Because most DeFi apps today still act like the user should understand everything happening under the hood. But normal users do not want that. Even many advanced users do not want that all the time.
A driver does not need to understand every engine detail just to drive fast. A trader should not need to fight with five networks just to catch one market move.
This is why I like the “DeFi without the DeFi pain” angle for Genius.
It does not try to make DeFi less powerful. It tries to make it less annoying.
And yes, that sounds basic. But sometimes the basic thing is the biggest thing.
Crypto often gets obsessed with complex words. Intents. Abstraction. Modular execution. Cross-chain liquidity. Private routing. Unified portfolio layer.
All of that may matter. But for a normal trader, the question is much simpler.
Can I trade fast?
Can I move easily?
Can I avoid making stupid mistakes because the interface is confusing?
Can I use DeFi without feeling like I need a computer science degree?

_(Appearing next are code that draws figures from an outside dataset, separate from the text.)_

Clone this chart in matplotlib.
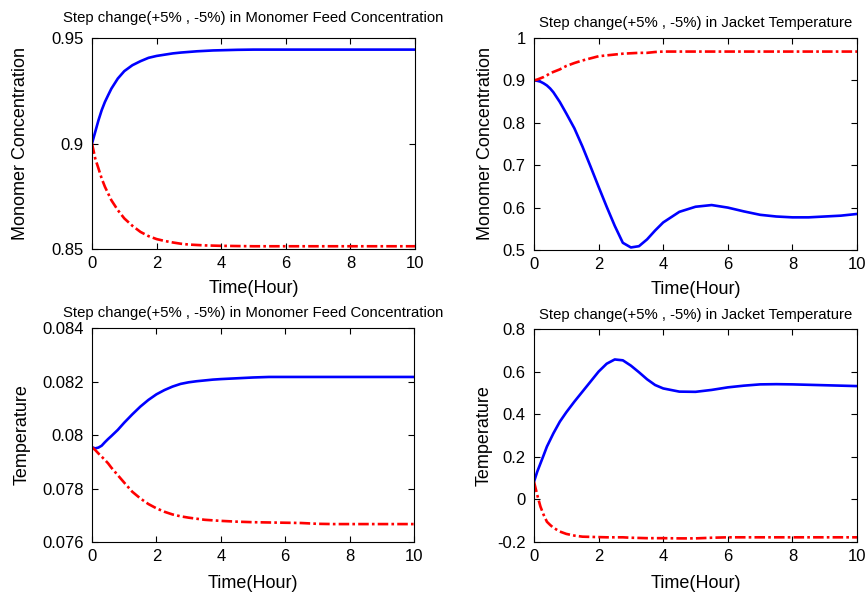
import numpy as np
import matplotlib
matplotlib.use("Agg")
import matplotlib.pyplot as plt

plt.rcParams['font.family'] = ['Liberation Sans', 'DejaVu Sans']

t = [0, 0.1, 0.2, 0.3, 0.4, 0.5, 0.6, 0.8, 1, 1.25, 1.5, 1.75, 2, 2.25, 2.5, 2.75, 3, 3.25, 3.5, 3.75, 4,
     4.5, 5, 5.5, 6, 6.5, 7, 7.5, 8, 8.5, 9, 9.5, 10]

# top-left: monomer concentration, feed concentration step
cm_feed_up = [0.9, 0.9055, 0.911, 0.9158, 0.9197, 0.9229, 0.926, 0.9308, 0.9343, 0.9371, 0.939, 0.9406, 0.9415,
              0.9421, 0.9427, 0.9431, 0.9434, 0.9437, 0.9439, 0.9441, 0.9442, 0.9444,
              0.9445, 0.9445, 0.9445, 0.9445, 0.9445, 0.9445, 0.9445, 0.9445, 0.9445, 0.9445, 0.9445]
cm_feed_dn = [0.9, 0.8929, 0.8882, 0.8834, 0.8795, 0.8763, 0.8731, 0.8684, 0.8645, 0.861, 0.8581, 0.8561, 0.8547,
              0.8538, 0.8531, 0.8525, 0.8521, 0.8519, 0.8517, 0.8516, 0.8515, 0.8514,
              0.8513, 0.8513, 0.8513, 0.8513, 0.8513, 0.8513, 0.8513, 0.8513, 0.8513, 0.8513, 0.8513]

# top-right: monomer concentration, jacket temperature step
cm_jack_up = [0.9, 0.899, 0.897, 0.893, 0.888, 0.881, 0.872, 0.849, 0.822, 0.787, 0.744, 0.697, 0.649,
              0.602, 0.557, 0.517, 0.506, 0.509, 0.525, 0.546, 0.565,
              0.59, 0.602, 0.606, 0.6, 0.591, 0.583, 0.579, 0.577, 0.577, 0.579, 0.581, 0.585]
cm_jack_dn = [0.9, 0.902, 0.905, 0.908, 0.912, 0.917, 0.92, 0.926, 0.934, 0.941, 0.947, 0.952, 0.957,
              0.959, 0.961, 0.963, 0.964, 0.965, 0.965, 0.967, 0.968,
              0.968, 0.968, 0.968, 0.968, 0.968, 0.968, 0.968, 0.968, 0.968, 0.968, 0.968, 0.968]

# bottom-left: temperature, feed concentration step
temp_feed_up = [0.07954, 0.0795, 0.07953, 0.0796, 0.07973, 0.07985, 0.07996, 0.08019, 0.08046, 0.08077, 0.08106,
                0.08131, 0.08152, 0.08168, 0.08181, 0.08191, 0.08197, 0.08201, 0.08204, 0.08207, 0.08209,
                0.08212, 0.08215, 0.08217, 0.08217, 0.08217, 0.08217, 0.08217, 0.08217, 0.08217, 0.08217,
                0.08217, 0.08217]
temp_feed_dn = [0.07954, 0.07944, 0.07931, 0.07919, 0.07907, 0.07894, 0.07878, 0.0785, 0.07822, 0.07788, 0.07763,
                0.07742, 0.07726, 0.07713, 0.07703, 0.07696, 0.07691, 0.07687, 0.07683, 0.07681, 0.07679,
                0.07676, 0.07674, 0.07673, 0.07672, 0.07671, 0.07668, 0.07667, 0.07667, 0.07667, 0.07667,
                0.07667, 0.07667]

# bottom-right: temperature, jacket temperature step
temp_jack_up = [0.083, 0.13, 0.169, 0.208, 0.248, 0.279, 0.31, 0.365, 0.409, 0.459, 0.506, 0.553, 0.6,
                0.637, 0.657, 0.653, 0.628, 0.597, 0.564, 0.537, 0.521,
                0.506, 0.505, 0.514, 0.526, 0.534, 0.54, 0.541, 0.54, 0.538, 0.536, 0.534, 0.532]
temp_jack_dn = [0.083, 0.021, -0.034, -0.073, -0.105, -0.12, -0.133, -0.151, -0.162, -0.17, -0.175, -0.176, -0.177,
                -0.178, -0.178, -0.178, -0.18, -0.181, -0.182, -0.182, -0.182,
                -0.183, -0.183, -0.18, -0.178, -0.178, -0.178, -0.178, -0.178, -0.178, -0.178, -0.178, -0.178]

titles = ["Step change(+5% , -5%) in Monomer Feed Concentration",
          "Step change(+5% , -5%) in Jacket Temperature"]

fig = plt.figure(figsize=(8.66, 5.94), dpi=100)
W, H = 866, 594
boxes = [(92, 38, 415, 249), (534, 38, 857, 250), (92, 328, 414, 542), (534, 329, 857, 542)]
axes = [fig.add_axes([l / W, 1 - b / H, (r - l) / W, (b - tp) / H]) for (l, tp, r, b) in boxes]

panels = [
    (cm_feed_up, cm_feed_dn, titles[0], "Monomer Concentration", (0.85, 0.95), [0.85, 0.9, 0.95], ["0.85", "0.9", "0.95"]),
    (cm_jack_up, cm_jack_dn, titles[1], "Monomer Concentration", (0.5, 1.0), [0.5, 0.6, 0.7, 0.8, 0.9, 1.0],
     ["0.5", "0.6", "0.7", "0.8", "0.9", "1"]),
    (temp_feed_up, temp_feed_dn, titles[0], "Temperature", (0.076, 0.084), [0.076, 0.078, 0.08, 0.082, 0.084],
     ["0.076", "0.078", "0.08", "0.082", "0.084"]),
    (temp_jack_up, temp_jack_dn, titles[1], "Temperature", (-0.2, 0.8), [-0.2, 0, 0.2, 0.4, 0.6, 0.8],
     ["-0.2", "0", "0.2", "0.4", "0.6", "0.8"]),
]
# label / title placement (axes fractions)
ylab_x = [-0.195, -0.124, -0.19, -0.127]
xlab_y = [-0.147, -0.147, -0.154, -0.154]
title_y = [1.097, 1.071, 1.07, 1.066]

for i, (ax, (up, dn, title, ylab, ylim, yt, ytl)) in enumerate(zip(axes, panels)):
    ax.plot(t, up, color="#0000ff", lw=1.9)
    ax.plot(t, dn, color="#ff0000", lw=1.9, linestyle=(0, (4, 1.2, 1, 1.2)))
    ax.set_xlim(0, 10)
    ax.set_ylim(*ylim)
    ax.set_xticks([0, 2, 4, 6, 8, 10])
    ax.set_yticks(yt)
    ax.set_yticklabels(ytl)
    ax.tick_params(direction="in", top=True, right=True, labelsize=12, length=4)
    ax.tick_params(axis="x", pad=5)
    ax.tick_params(axis="y", pad=6)
    ax.text(0.5, title_y[i], title, transform=ax.transAxes, ha="center", va="center", fontsize=10.7)
    ax.set_xlabel("Time(Hour)", fontsize=13)
    ax.set_ylabel(ylab, fontsize=13)
    ax.xaxis.set_label_coords(0.5, xlab_y[i])
    ax.yaxis.set_label_coords(ylab_x[i], 0.5)
    for s in ax.spines.values():
        s.set_linewidth(0.8)

fig.savefig("out.png", dpi=100)
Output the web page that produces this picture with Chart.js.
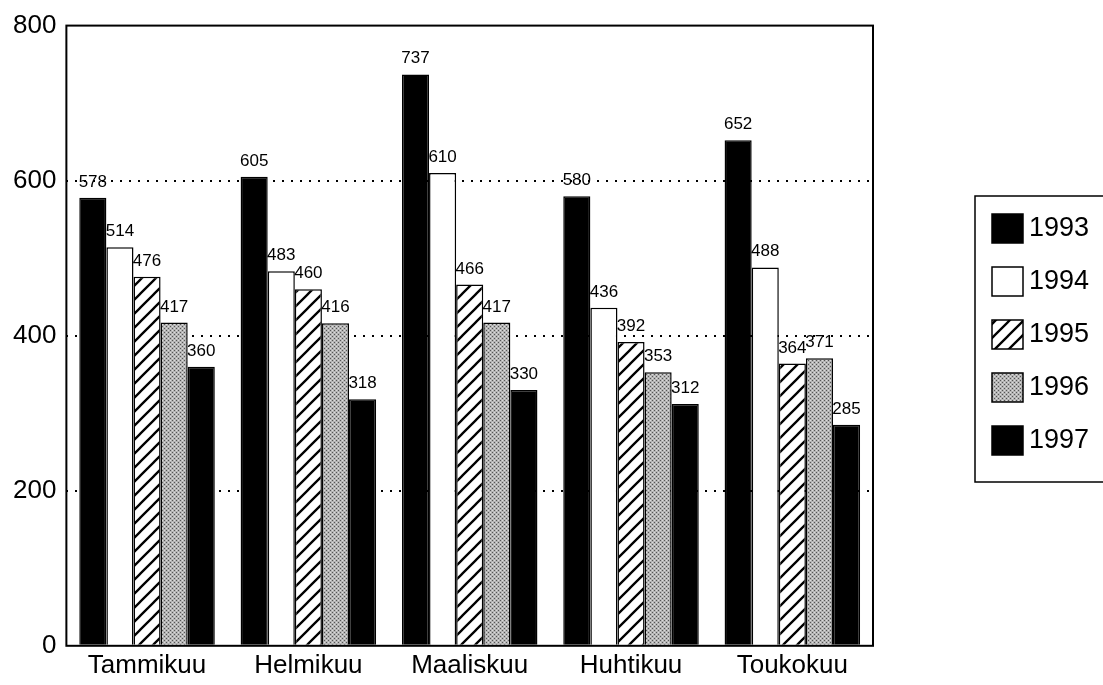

If Genius Terminal can answer yes to those questions, then it is not just another trading tool. It is part of a bigger change in on-chain trading.
Of course, the idea still needs real execution. A good thesis is not enough. Many crypto projects promise smooth UX and then deliver another dashboard with darker colors and bigger buttons.
So Genius has to prove it in real usage. It has to show that chain-invisible trading, signatureless actions, private execution, and unified market access can actually work smoothly when traders are moving fast.
But the direction makes sense.
Because the next stage of DeFi will not only be about more protocols. It will be about better access to all those protocols.
The winner may not be the app with the most complicated backend. The winner may be the one that makes the backend disappear.
That is why Genius Terminal feels interesting to me.
It is basically saying, “Maybe trading on-chain should not feel like repairing the internet.”
And honestly, after years of popups, bridges, approvals, stuck transactions, and random wallet drama, that sounds like a pretty reasonable idea.